Однако Латифе так и не поняла такой простой вещи, что Кемаль не желал считаться с чьим мнением, ни, тем более, повиноваться.
Ни далеким, ни близким.
А поэтому и рвала ту самую дистанцию, которая должна была отделять ее от восточного мужчины и президента.
Ей все больше не нравились долгие застолья мужа с друзьями.
Ей вообще многое не нравилось, но она все еще надеялась на то, что Кемаль претворит в жизнь хотя бы один из своих лозунгов и сделает ее депутатом.
Положение «выставочной» жены на публике и бессловесного существа дома не устраивало Латифе, и она постоянно жаловалась на то, что не закончила университет.

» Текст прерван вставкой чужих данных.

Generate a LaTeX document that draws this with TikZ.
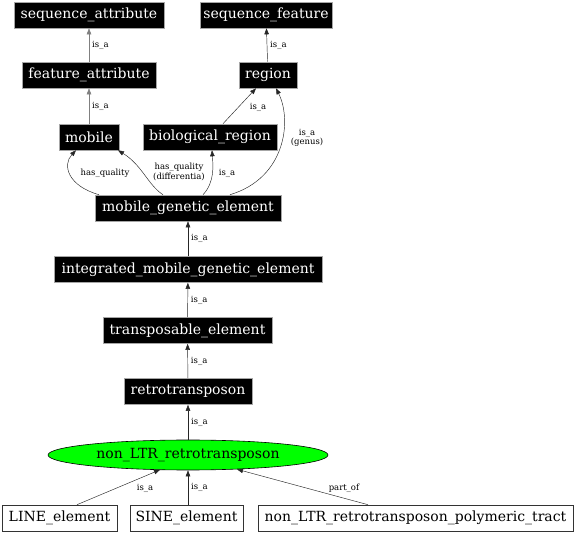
\documentclass[tikz,border=0pt]{standalone}
\usepackage{fontspec}
\setmainfont{DejaVu Serif}
\usetikzlibrary{arrows.meta,shapes.geometric}
\newcommand{\nfont}{\fontsize{14}{16}\selectfont}
\newcommand{\lfont}{\fontsize{8.5}{9.5}\selectfont}
\begin{document}
\begin{tikzpicture}[x=1pt,y=-1pt,
  blk/.style={rectangle,fill=black,text=white,draw=gray!70,line width=0.6pt,inner sep=0pt,minimum height=26pt,font=\nfont},
  wht/.style={rectangle,fill=white,text=black,draw=black!80,line width=0.6pt,inner sep=0pt,minimum height=26pt,font=\nfont},
  arr/.style={draw=black!85,line width=0.45pt,-{Triangle[length=6pt,width=4.5pt]}},
  garr/.style={arr,draw=gray},
  lbl/.style={font=\lfont,inner sep=0pt,align=center}]
\useasboundingbox (0,0) rectangle (576,534);

\node[blk,minimum width=150pt] (sa) at (89,15) {sequence\_attribute};
\node[blk,minimum width=132pt] (sf) at (266,15) {sequence\_feature};
\node[blk,minimum width=134pt] (fa) at (89,75) {feature\_attribute};
\node[blk,minimum width=58pt] (reg) at (268,75) {region};
\node[blk,minimum width=60pt] (mob) at (89,137) {mobile};
\node[blk,minimum width=134pt] (bio) at (210,137) {biological\_region};
\node[blk,minimum width=186pt] (mge) at (188,208) {mobile\_genetic\_element};
\node[blk,minimum width=268pt] (imge) at (188,269.5) {integrated\_mobile\_genetic\_element};
\node[blk,minimum width=169pt] (te) at (187.5,330.5) {transposable\_element};
\node[blk,minimum width=128pt] (rt) at (188,391.5) {retrotransposon};
\node[ellipse,fill=green,draw=black,line width=0.6pt,inner sep=0pt,minimum width=280pt,minimum height=30pt,font=\nfont] (nlr) at (188,455) {non\_LTR\_retrotransposon};
\node[wht,minimum width=115pt] (line) at (59.5,518) {LINE\_element};
\node[wht,minimum width=113pt] (sine) at (186.5,518) {SINE\_element};
\node[wht,minimum width=315pt] (tract) at (415.5,518) {non\_LTR\_retrotransposon\_polymeric\_tract};

\draw[garr] (fa) -- node[lbl,right=3pt] {is\_a} (sa);
\draw[arr] (reg) -- node[lbl,right=3pt] {is\_a} (sf);
\draw[garr] (mob) -- node[lbl,right=3pt] {is\_a} (fa);
\draw[arr] ([xshift=13pt]bio.north) -- ([xshift=-12pt]reg.south);
\node[lbl] (lbr) at (258,107) {is\_a};
\draw[arr] ([xshift=42pt]mge.north) .. controls (286,178) and (292,120) .. ([xshift=8pt]reg.south);
\node[lbl] (lgen) at (307,138) {is\_a\\(genus)};
\draw[arr] ([xshift=-89pt]mge.north) .. controls (68,186) and (62,165) .. ([xshift=-13pt]mob.south);
\node[lbl] (lhq) at (105,173) {has\_quality};
\draw[arr] ([xshift=-25pt]mge.north) .. controls (148,185) and (142,165) .. ([xshift=29pt]mob.south);
\node[lbl] (lhqd) at (179,172) {has\_quality\\(differentia)};
\draw[arr] ([xshift=15pt]mge.north) .. controls (215,182) and (213,165) .. ([xshift=2pt]bio.south);
\node[lbl] (lbi) at (227,173) {is\_a};

\draw[arr] (imge) -- node[lbl,right=3pt] {is\_a} (mge);
\draw[arr] (te) -- node[lbl,right=3pt] {is\_a} (imge);
\draw[arr] (rt) -- node[lbl,right=3pt] {is\_a} (te);
\draw[arr] (nlr.north) -- node[lbl,right=3pt] {is\_a} (rt);

\draw[arr] ([xshift=17.5pt]line.north) -- ([xshift=-28pt,yshift=0.5pt]nlr.south);
\node[lbl] (lline) at (145,488) {is\_a};
\draw[arr] (sine.north -| nlr.south) -- node[lbl,right=3pt] {is\_a} (nlr.south);
\draw[arr] ([xshift=-47.5pt]tract.north) -- ([xshift=49pt,yshift=1pt]nlr.south);
\node[lbl] (lpo) at (344,488) {part\_of};
\end{tikzpicture}
\end{document}
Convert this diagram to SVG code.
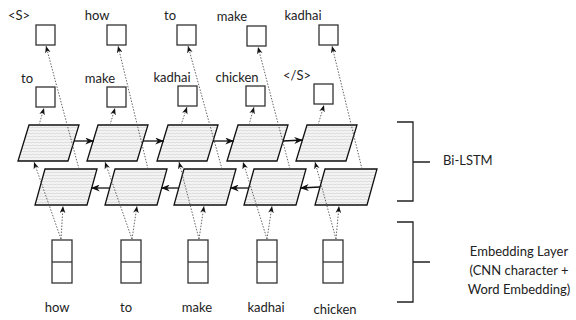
<svg xmlns="http://www.w3.org/2000/svg" width="576" height="320" viewBox="0 0 576 320">
<defs>
<pattern id="wave" patternUnits="userSpaceOnUse" width="4" height="3">
<rect width="4" height="3" fill="#f6f6f6"/>
<path d="M0,1.5 L1,1 L2,1.5 L3,2 L4,1.5" fill="none" stroke="#c4c4c4" stroke-width="0.6"/>
</pattern>
<marker id="ah" viewBox="0 0 10 8" refX="10" refY="4" markerWidth="7" markerHeight="6" markerUnits="userSpaceOnUse" orient="auto">
<path d="M0,0 L10,4 L0,8 L3,4 z" fill="#111"/>
</marker>
<marker id="ahs" viewBox="0 0 10 8" refX="10" refY="4" markerWidth="9" markerHeight="7" markerUnits="userSpaceOnUse" orient="auto">
<path d="M0,0 L10,4 L0,8 L3,4 z" fill="#111"/>
</marker>
</defs>
<style>
.box{fill:#fff;stroke:#333;stroke-width:1.3}
.cell{fill:url(#wave);stroke:#111;stroke-width:1.3}
.dot{fill:none;stroke:#555;stroke-width:0.9;stroke-dasharray:1.5 1.5;marker-end:url(#ah)}
.sol{fill:none;stroke:#111;stroke-width:1.3;marker-end:url(#ahs)}
.br{fill:none;stroke:#222;stroke-width:1.3}
text{font-family:Lato,"Liberation Sans",sans-serif;font-size:13px;fill:#222}
.m{text-anchor:middle}
</style>

<g id="top-outputs">
<g id="out-top-1"><rect class="box" x="36" y="25" width="19" height="20"/><text class="m" x="19" y="20">&lt;S&gt;</text></g>
<g id="out-top-2"><rect class="box" x="107" y="25" width="19" height="20"/><text class="m" x="97" y="20">how</text></g>
<g id="out-top-3"><rect class="box" x="177" y="25" width="19" height="20"/><text class="m" x="170" y="20">to</text></g>
<g id="out-top-4"><rect class="box" x="247" y="26" width="19" height="20"/><text class="m" x="232" y="21">make</text></g>
<g id="out-top-5"><rect class="box" x="319" y="25" width="19" height="20"/><text class="m" x="303" y="20">kadhai</text></g>
</g>

<g id="mid-outputs">
<g id="out-mid-1"><rect class="box" x="36" y="87" width="19" height="20"/><text class="m" x="27" y="83">to</text></g>
<g id="out-mid-2"><rect class="box" x="107" y="87" width="19" height="20"/><text class="m" x="100" y="83">make</text></g>
<g id="out-mid-3"><rect class="box" x="178" y="86" width="19" height="20"/><text class="m" x="172" y="82">kadhai</text></g>
<g id="out-mid-4"><rect class="box" x="246" y="86" width="19" height="20"/><text class="m" x="237" y="82">chicken</text></g>
<g id="out-mid-5"><rect class="box" x="314" y="84" width="19" height="20"/><text class="m" x="297" y="80">&lt;/S&gt;</text></g>
</g>

<g id="forward-lstm">
<g id="fw-1"><polygon class="cell" points="29,125 79,125 68,161 18,161"/></g>
<g id="fw-2"><polygon class="cell" points="98,125 148,125 137,161 87,161"/></g>
<g id="fw-3"><polygon class="cell" points="168,125 218,125 207,161 157,161"/></g>
<g id="fw-4"><polygon class="cell" points="238,125 288,125 277,161 227,161"/></g>
<g id="fw-5"><polygon class="cell" points="307,125 357,125 346,161 296,161"/></g>
</g>

<g id="backward-lstm">
<g id="bw-1"><polygon class="cell" points="45,169 97,169 87,205 35,205"/></g>
<g id="bw-2"><polygon class="cell" points="115,169 167,169 157,205 105,205"/></g>
<g id="bw-3"><polygon class="cell" points="184,169 236,169 226,205 174,205"/></g>
<g id="bw-4"><polygon class="cell" points="254,169 306,169 296,205 244,205"/></g>
<g id="bw-5"><polygon class="cell" points="325,169 377,169 367,205 315,205"/></g>
</g>

<g id="embeddings">
<g id="emb-1"><rect class="box" x="52" y="240" width="20" height="43"/><line class="box" x1="52" y1="262" x2="72" y2="262"/><text class="m" x="57" y="312">how</text></g>
<g id="emb-2"><rect class="box" x="121" y="240" width="20" height="43"/><line class="box" x1="121" y1="262" x2="141" y2="262"/><text class="m" x="126" y="312">to</text></g>
<g id="emb-3"><rect class="box" x="188" y="240" width="20" height="43"/><line class="box" x1="188" y1="262" x2="208" y2="262"/><text class="m" x="197" y="312">make</text></g>
<g id="emb-4"><rect class="box" x="257" y="240" width="20" height="43"/><line class="box" x1="257" y1="262" x2="277" y2="262"/><text class="m" x="266" y="312">kadhai</text></g>
<g id="emb-5"><rect class="box" x="323" y="240" width="20" height="43"/><line class="box" x1="323" y1="262" x2="343" y2="262"/><text class="m" x="335" y="314">chicken</text></g>
</g>

<g id="connectors">
<line class="dot" x1="61" y1="239" x2="63" y2="206"/>
<line class="dot" x1="61" y1="239" x2="34" y2="162"/>
<line class="dot" x1="132" y1="239" x2="137" y2="206"/>
<line class="dot" x1="132" y1="239" x2="105" y2="162"/>
<line class="dot" x1="199" y1="239" x2="204" y2="206"/>
<line class="dot" x1="199" y1="239" x2="179" y2="162"/>
<line class="dot" x1="267" y1="239" x2="272" y2="206"/>
<line class="dot" x1="267" y1="239" x2="243" y2="162"/>
<line class="dot" x1="336" y1="239" x2="339" y2="206"/>
<line class="dot" x1="336" y1="239" x2="315" y2="162"/>

<line class="dot" x1="39" y1="125" x2="44" y2="108"/>
<line class="dot" x1="110" y1="125" x2="115" y2="108"/>
<line class="dot" x1="181" y1="125" x2="187" y2="107"/>
<line class="dot" x1="249" y1="125" x2="254" y2="107"/>
<line class="dot" x1="318" y1="125" x2="324" y2="105"/>

<line class="dot" x1="79" y1="169" x2="46" y2="46"/>
<line class="dot" x1="148" y1="169" x2="118" y2="46"/>
<line class="dot" x1="222" y1="169" x2="188" y2="46"/>
<line class="dot" x1="290" y1="169" x2="258" y2="47"/>
<line class="dot" x1="362" y1="169" x2="332" y2="46"/>

<line class="sol" x1="74" y1="141" x2="94" y2="141"/>
<line class="sol" x1="143" y1="141" x2="164" y2="141"/>
<line class="sol" x1="213" y1="141" x2="234" y2="141"/>
<line class="sol" x1="283" y1="141" x2="303" y2="140"/>

<line class="sol" x1="110" y1="188" x2="91" y2="188"/>
<line class="sol" x1="179" y1="188" x2="161" y2="188"/>
<line class="sol" x1="249" y1="188" x2="230" y2="188"/>
<line class="sol" x1="320" y1="187" x2="300" y2="188"/>
</g>

<g id="bilstm-bracket">
<path class="br" d="M397,122 H413 V201 H397 M413,162 H430"/>
<text x="443" y="165">Bi-LSTM</text>
</g>
<g id="embedding-bracket">
<path class="br" d="M397,222 H413 V302 H397 M413,262 H430"/>
<text class="m" x="519" y="256">Embedding Layer</text>
<text class="m" x="519" y="275">(CNN character +</text>
<text class="m" x="519" y="294">Word Embedding)</text>
</g>
</svg>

Кемаль не выдержал ее стенаний и предложил ей закончить его.
Терпеть капризы жены становилось все трудней.
В своей безо всякого преувеличения безумной ревности она дошла уже до того, что стала подсматривать в замочную скважину за любившим читать по ночам у себя в кабинете мужем и ревновать его к лежавшей у его ног собаке.
Посещение виллы президента его друзьями превратилось для них самих и их жен в самое настоящее испытание, поскольку неистовавшая в своей социальной неудовлетворенности Латифе постоянно затевала с ними ссоры по самым незначительным поводам.
Так продолжалось каждый день, и в какой-то степени понять Латифе было можно.
Как и всякая не имевшая детей женщина, она очень боялась, что рано или поздно Кемаль оставит ее.
Но смертельно уставшему от жены Кемалю было уже не до причин.
После очередного скандала он переехал на свою старую квартиру и в оставленном Латифе послании просил ее уехать к родителям.
Конечно, он мог бы стукнуть кулаком по столу и отослать жену, не прячась от нее, но он настолько устал от скандалов, что даже у него, прошедшего Дарданеллы, Кавказ и Сакарью, не было сил вынести хотя бы еще одну ссору.
Латифе и на этот раз попыталась разжалобить Кемаля, но тот не ответил на все ее письма, и, убитой горем, ей пришлось подчиниться.
Развод становился неизбежным, несмотря на все попытки Исмета примирить их.
Образцовый семьянин, Исмет всегда сожалел о бурном образе жизни и невоздержанности Кемаля.
Какое-то время он даже надеялся на то, что Латифе сможет изменить Кемаля и, как он выражался, «уравновесить» его.
Но Исмет заблуждался.
Латифе не только ничего не смогла, но и стала, по словам самого Кемаля, «главной ошибкой его жизни».
Что бы поставить последнюю точку в отношениях с женой, Кемаль 5 августа 1925 года пригласил в Чанкая двух подруг Латифе.
— Я, — сказал он, — задумал грандиозные реформы для моей страны, но сейчас я ничего не могу делать. У меня такое состояние, словно винт сверлит мой мозг. Сегодня я развожусь с Латифе, и я не увижу ее больше…
И он ее больше не увидел.
Убитая горем Латифе отправилась в путешествие по Европе.
Она жила сначала в Татрах, а затем на юге Франции. Вернувшись в Турцию, она попыталась через Салиха наладить отношения с мужем, но Кемаль и слышать не хотел ни о каком примирении.